### [Stated task]
Within the entries below, please return exactly the lines from the one with "Generate a web" through the one with "const values = [positive, negative, undecided];", leaving out any pictures.

### [Dataset records]
----------------------------------------

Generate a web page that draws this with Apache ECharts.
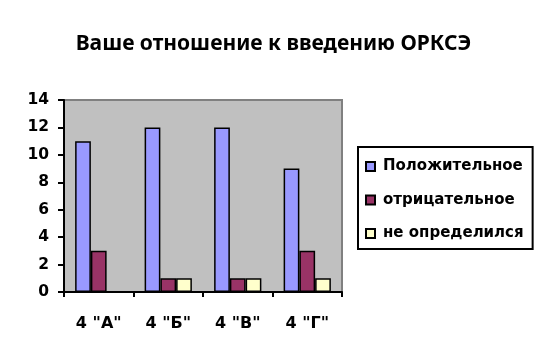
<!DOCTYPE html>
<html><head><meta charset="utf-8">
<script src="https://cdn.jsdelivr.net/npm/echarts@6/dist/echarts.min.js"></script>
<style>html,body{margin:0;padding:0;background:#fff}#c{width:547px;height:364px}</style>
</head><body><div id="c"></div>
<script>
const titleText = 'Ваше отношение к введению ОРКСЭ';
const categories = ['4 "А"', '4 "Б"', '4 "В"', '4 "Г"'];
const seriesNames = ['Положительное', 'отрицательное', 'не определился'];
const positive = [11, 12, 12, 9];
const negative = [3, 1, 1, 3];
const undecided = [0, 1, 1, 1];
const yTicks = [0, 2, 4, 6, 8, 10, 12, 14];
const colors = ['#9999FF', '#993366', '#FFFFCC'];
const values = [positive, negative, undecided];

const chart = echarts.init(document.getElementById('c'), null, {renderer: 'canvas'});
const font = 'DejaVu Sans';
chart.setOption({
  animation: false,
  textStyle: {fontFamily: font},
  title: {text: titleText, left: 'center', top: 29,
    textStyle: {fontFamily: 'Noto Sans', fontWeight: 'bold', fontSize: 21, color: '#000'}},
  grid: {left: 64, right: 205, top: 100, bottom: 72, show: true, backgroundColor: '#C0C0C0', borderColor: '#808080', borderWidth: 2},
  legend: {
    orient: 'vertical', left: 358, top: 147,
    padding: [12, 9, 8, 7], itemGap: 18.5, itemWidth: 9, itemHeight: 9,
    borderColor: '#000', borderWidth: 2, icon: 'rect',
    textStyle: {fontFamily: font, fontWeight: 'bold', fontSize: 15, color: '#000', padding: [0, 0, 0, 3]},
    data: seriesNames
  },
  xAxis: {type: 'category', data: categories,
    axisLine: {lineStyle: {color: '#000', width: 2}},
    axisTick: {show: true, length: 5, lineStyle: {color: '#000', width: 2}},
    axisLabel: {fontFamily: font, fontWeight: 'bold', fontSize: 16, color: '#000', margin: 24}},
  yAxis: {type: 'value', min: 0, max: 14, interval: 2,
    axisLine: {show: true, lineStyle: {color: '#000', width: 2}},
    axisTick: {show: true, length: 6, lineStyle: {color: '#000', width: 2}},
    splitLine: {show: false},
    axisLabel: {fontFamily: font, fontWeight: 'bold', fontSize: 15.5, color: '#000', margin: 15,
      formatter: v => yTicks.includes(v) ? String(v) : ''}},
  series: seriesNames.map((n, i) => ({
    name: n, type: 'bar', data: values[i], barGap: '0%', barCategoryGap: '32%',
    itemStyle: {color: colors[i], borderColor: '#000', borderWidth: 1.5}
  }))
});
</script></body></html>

----------------------------------------

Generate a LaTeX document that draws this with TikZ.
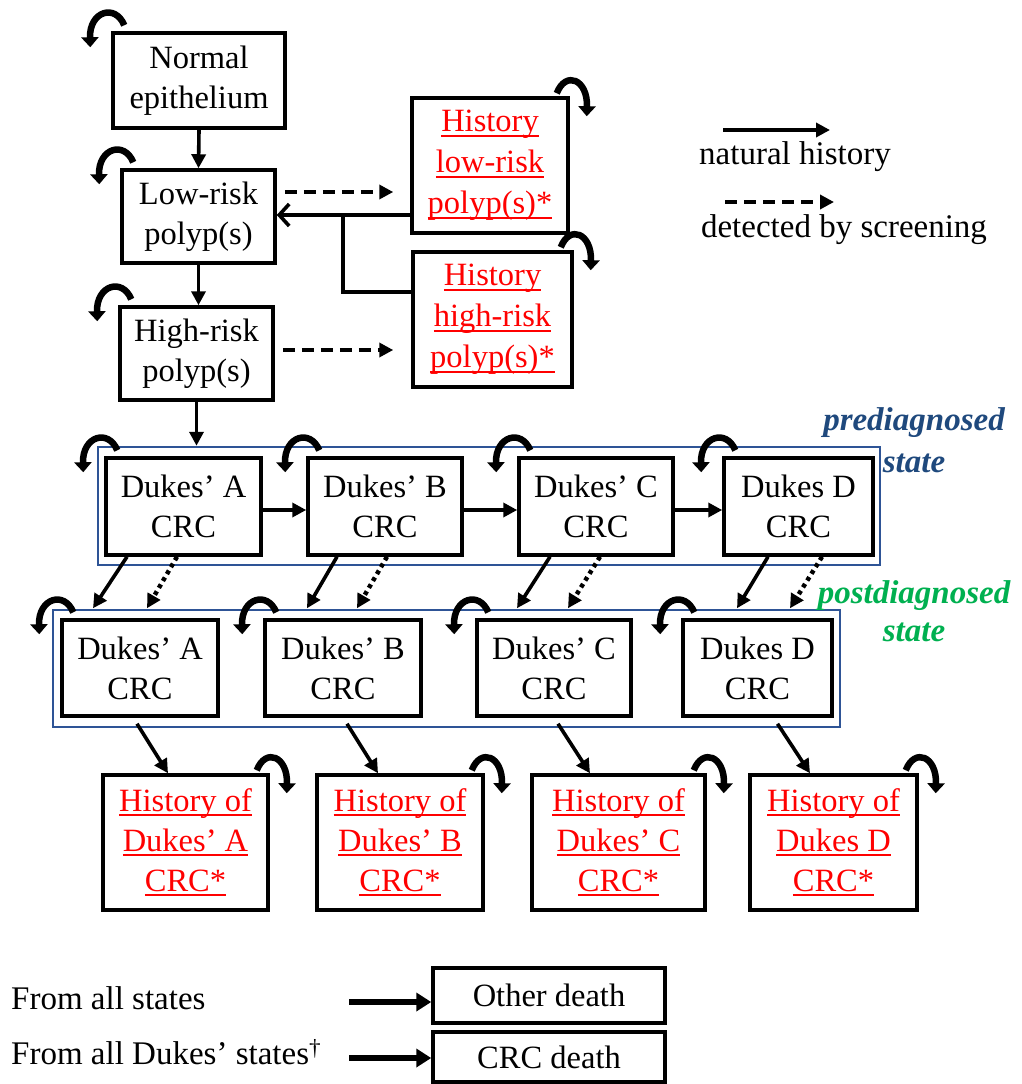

----------------------------------------

### [Complete response]
Generate a web page that draws this with Apache ECharts.
<!DOCTYPE html>
<html><head><meta charset="utf-8">
<script src="https://cdn.jsdelivr.net/npm/echarts@6/dist/echarts.min.js"></script>
<style>html,body{margin:0;padding:0;background:#fff}#c{width:547px;height:364px}</style>
</head><body><div id="c"></div>
<script>
const titleText = 'Ваше отношение к введению ОРКСЭ';
const categories = ['4 "А"', '4 "Б"', '4 "В"', '4 "Г"'];
const seriesNames = ['Положительное', 'отрицательное', 'не определился'];
const positive = [11, 12, 12, 9];
const negative = [3, 1, 1, 3];
const undecided = [0, 1, 1, 1];
const yTicks = [0, 2, 4, 6, 8, 10, 12, 14];
const colors = ['#9999FF', '#993366', '#FFFFCC'];
const values = [positive, negative, undecided];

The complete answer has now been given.